Как и в Петропавловске, мама работала в клинической лаборатории и зарабатывала гроши, на которые мы жили. Но она никогда не теряла мужества и единственной в жизни цели – вырастить сына. Наши взаимоотношения были необыкновенно близкими, и моя любовь к маме научила меня многому. Например, тому, что понятие “любить” включает в себя, кроме всего прочего, понятие “жалеть”. Повзрослев и начав лучше разбираться в действительности и понимать, как маме живется, я испытывал острое чувство жалости и сочувствия по отношению к ней. Невозможно было не удивляться ее стойкости и оптимизму. В школьные времена, когда моя школа была далеко и школьные друзья появлялись у нас редко, мы много говорили о школьных делах. Мама расспрашивала обо всех, с кем я общался, была в курсе всех моих интересов. Где-то незадолго до получения аттестата зрелости, у меня начали появляться серьезные мысли о пении – мама была первой, кто меня поддерживал. Позже, в университетские годы, у нас бывало много моих друзей, она всегда им очень радовалась. Мы шутили, смеялись, дурачились – мама смеялась первая, она была счастлива чувствовать себя частью моей жизни, на которой сублимировалось все ее существование: единственный сын, один свет в оконце. Были у нее какие-то приятельницы и знакомые, но она, конечно, чувствовала себя очень одинокой. Спасали книги. Она очень много читала и читала как-то непосредственно, почти по-детски. Иногда, когда я прерывал ее чтение каким-нибудь вопросом, мама могла сказать: “Не мешай, у моего героя большие неприятности”. В памяти еще была мама-красавица из моего совсем недавнего детства, а в 46-м в пятьдесят лет она выглядела старухой. Из хозяйки большого дома, от довольно благополучной жизни мама за каких-то пять лет стала почти нищенкой. И – ни слова жалобы. Я же за эти годы из мальчика стал быстро превращаться в юношу и, с эгоизмом юности, все-таки мало видел и понимал ее внутреннюю жизнь.

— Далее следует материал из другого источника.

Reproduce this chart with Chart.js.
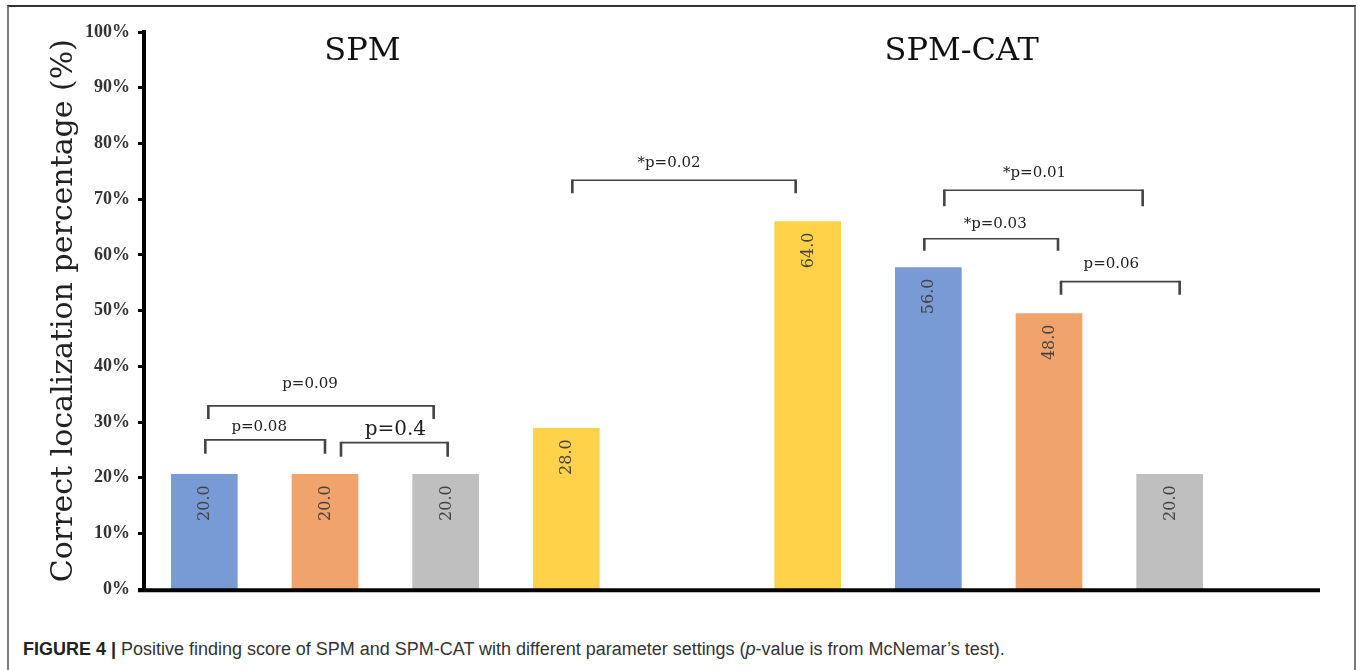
<!DOCTYPE html>
<html>
<head>
<meta charset="utf-8">
<script src="https://cdn.jsdelivr.net/npm/chart.js@4.4.1/dist/chart.umd.min.js"></script>
<style>
  html, body { margin: 0; padding: 0; background: #fff; width: 1357px; height: 670px; overflow: hidden; }
  #frame { position: absolute; left: 7px; top: 5px; width: 1345px; height: 720px; border: 2px solid #7a7a7a; border-top-color: #333; }
  #chart { position: absolute; left: 0; top: 0; }
  #caption { position: absolute; left: 23px; top: 639px; font: 18px 'Liberation Sans', Arial, sans-serif; color: #333; white-space: nowrap; transform-origin: 0 0; }
  #caption b { color: #222; }
</style>
</head>
<body>
<div id="frame"></div>
<canvas id="chart" width="1357" height="608"></canvas>
<div id="caption"><b>FIGURE 4 |</b> Positive finding score of SPM and SPM-CAT with different parameter settings (<i>p</i>-value is from McNemar’s test).</div>
<script>
// ---- data ----
// one slot per bar; the empty slot separates the SPM and SPM-CAT groups
const categories = ['SPM setting 1', 'SPM setting 2', 'SPM setting 3', 'SPM setting 4', '',
                    'SPM-CAT setting 4', 'SPM-CAT setting 1', 'SPM-CAT setting 2', 'SPM-CAT setting 3'];
const rates = [20.0, 20.0, 20.0, 28.0, null, 64.0, 56.0, 48.0, 20.0];
const yTicks = [0, 10, 20, 30, 40, 50, 60, 70, 80, 90, 100];
const groupTitles = ['SPM', 'SPM-CAT'];
const groupMembers = [[0, 1, 2, 3], [5, 6, 7, 8]];
const pairs = [[0, 1], [1, 2], [0, 2], [3, 5], [6, 8], [6, 7], [7, 8]];
const pValues = ['p=0.08', 'p=0.4', 'p=0.09', '*p=0.02', '*p=0.01', '*p=0.03', 'p=0.06'];

// ---- styling ----
const settingColors = { 1: '#789bd6', 2: '#f0a36b', 3: '#bfbfbf', 4: '#ffd24a' };
const barColors = [1, 2, 3, 4, 0, 4, 1, 2, 3].map(s => settingColors[s] || 'rgba(0,0,0,0)');
const groupTitleShift = [-23, -27];
// bracket geometry: height on the percent axis, end nudges, leg length, label rise/shift, font size
const bracketStyle = [
  { level: 26.8, dx: [1, 0],    drop: 14, rise: 13, tdx: -6,  size: 15 },
  { level: 26.3, dx: [16, 2],   drop: 14, rise: 13, tdx: 1,   size: 20 },
  { level: 32.9, dx: [4, -12],  drop: 13, rise: 22, tdx: -11, size: 15 },
  { level: 73.4, dx: [6, -12],  drop: 13, rise: 17, tdx: -15, size: 15 },
  { level: 71.6, dx: [16, -27], drop: 16, rise: 17, tdx: -9,  size: 15 },
  { level: 62.9, dx: [-4, 9],   drop: 12, rise: 15, tdx: 4,   size: 15 },
  { level: 55.2, dx: [12, 10],  drop: 13, rise: 18, tdx: -9,  size: 15 }
];

const overlay = {
  id: 'overlay',
  afterDatasetsDraw(chart) {
    const { ctx, chartArea, scales } = chart;
    const bars = chart.getDatasetMeta(0).data;
    ctx.save();

    // baseline
    ctx.strokeStyle = '#000';
    ctx.lineWidth = 4;
    ctx.beginPath();
    ctx.moveTo(chartArea.left - 6, chartArea.bottom + 1);
    ctx.lineTo(chartArea.right + 90, chartArea.bottom + 1);
    ctx.stroke();

    // values written inside the bars, reading upward
    ctx.fillStyle = '#444';
    ctx.font = '16px "DejaVu Serif"';
    ctx.textAlign = 'right';
    ctx.textBaseline = 'middle';
    rates.forEach((v, i) => {
      if (v === null) return;
      const b = bars[i];
      ctx.save();
      ctx.translate(b.x + 1, b.y + 11);
      ctx.rotate(-Math.PI / 2);
      ctx.fillText(v.toFixed(1), 0, 0);
      ctx.restore();
    });

    // group headings
    ctx.fillStyle = '#111';
    ctx.font = '32px "DejaVu Serif"';
    ctx.textAlign = 'center';
    groupTitles.forEach((t, g) => {
      const xs = groupMembers[g].map(i => bars[i].x);
      const cx = (Math.min(...xs) + Math.max(...xs)) / 2 + groupTitleShift[g];
      ctx.fillText(t, cx, chartArea.top + 20);
    });

    // McNemar comparison brackets
    const y = scales.y;
    pairs.forEach(([a, b], k) => {
      const s = bracketStyle[k];
      const x1 = bars[a].x + s.dx[0];
      const x2 = bars[b].x + s.dx[1];
      const yy = y.getPixelForValue(s.level);
      ctx.strokeStyle = '#444';
      ctx.lineWidth = 1.6;
      ctx.beginPath();
      ctx.moveTo(x1, yy); ctx.lineTo(x2, yy);
      ctx.stroke();
      ctx.lineWidth = 2.6;
      ctx.beginPath();
      ctx.moveTo(x1, yy - 0.8); ctx.lineTo(x1, yy + s.drop);
      ctx.moveTo(x2, yy - 0.8); ctx.lineTo(x2, yy + s.drop);
      ctx.stroke();
      ctx.fillStyle = '#222';
      ctx.font = s.size + 'px "DejaVu Serif"';
      ctx.textAlign = 'center';
      ctx.textBaseline = 'middle';
      ctx.fillText(pValues[k], (x1 + x2) / 2 + s.tdx, yy - s.rise);
    });
    ctx.restore();
  }
};

new Chart(document.getElementById('chart'), {
  type: 'bar',
  data: {
    labels: categories,
    datasets: [{
      data: rates,
      backgroundColor: barColors,
      yAxisID: 'yBar',
      barThickness: 66,
      borderWidth: 0
    }]
  },
  options: {
    responsive: false,
    animation: false,
    layout: { padding: { left: 10, right: 127, top: 32, bottom: 12 } },
    plugins: { legend: { display: false }, tooltip: { enabled: false } },
    scales: {
      x: { display: false },
      y: {
        position: 'left',
        min: 0,
        max: 100,
        afterFit(s) { s.width = 134; },
        afterBuildTicks(s) { s.ticks = yTicks.map(v => ({ value: v })); },
        border: { display: true, color: '#000', width: 4 },
        grid: { drawOnChartArea: false, drawTicks: true, tickLength: 6, color: '#000', lineWidth: 3 },
        ticks: {
          padding: 8,
          color: '#333',
          font: { family: 'Liberation Serif', size: 18, weight: 'bold' },
          callback: v => v + '%'
        },
        title: {
          display: true,
          text: 'Correct localization percentage (%)',
          color: '#222',
          font: { family: 'DejaVu Serif', size: 30 },
          padding: { top: 36, bottom: 0 }
        }
      },
      yBar: { display: false, min: 0, max: 97 }
    }
  },
  plugins: [overlay]
});

// caption spans the same width as the figure text block
const cap = document.getElementById('caption');
cap.style.transform = 'scaleX(' + (982 / cap.offsetWidth) + ')';
</script>
</body>
</html>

Зато мое существование в это время было наполнено событиями. 95-я мужская школа, куда я ездил через всю Пушкинскую на трамвае, в те, послевоенные годы представляла собой любопытное явление. Это было пестрое, часто совершенно неожиданное, но в то же время чрезвычайно интересное собрание несовместимого. После войны, во время которой многие подростки и дети, оказавшиеся в оккупации, не могли учиться, в одном классе часто были вместе младенцы вроде меня и взрослые восемнадцати-, девятнадцати-и двадцатилетние “переростки”. Я был щуплым, маленького роста тщедушным цыпленком, по сравнению с моими соседями по парте, взрослыми мужиками, уже давно брившимися, и, кто знает, даже, возможно, имевшими своих детей. Среди них несколько воевали на фронте, были в партизанах (во всяком случае, по их рассказам). Судьбы всех в военные годы были очень драматичны. Позже я узнал, что несколько семей моих новых одноклассников пытались уйти с немцами перед освобождением Харькова и в последнюю минуту были вынуждены остаться, другие пережили “под немцами” тяжелейшее время. В общем, их жизненный опыт настолько отличался от нашего, что мы даже не могли вообразить, через что они прошли. А они, конечно, ничего не знали о нашем опыте, мы для них “отсиживались в тылу”. И вот новая реальность: 95 средняя школа, сентябрь 1945 года – мешанина судеб, и все в одной куче. Первые дни прошли довольно напряженно.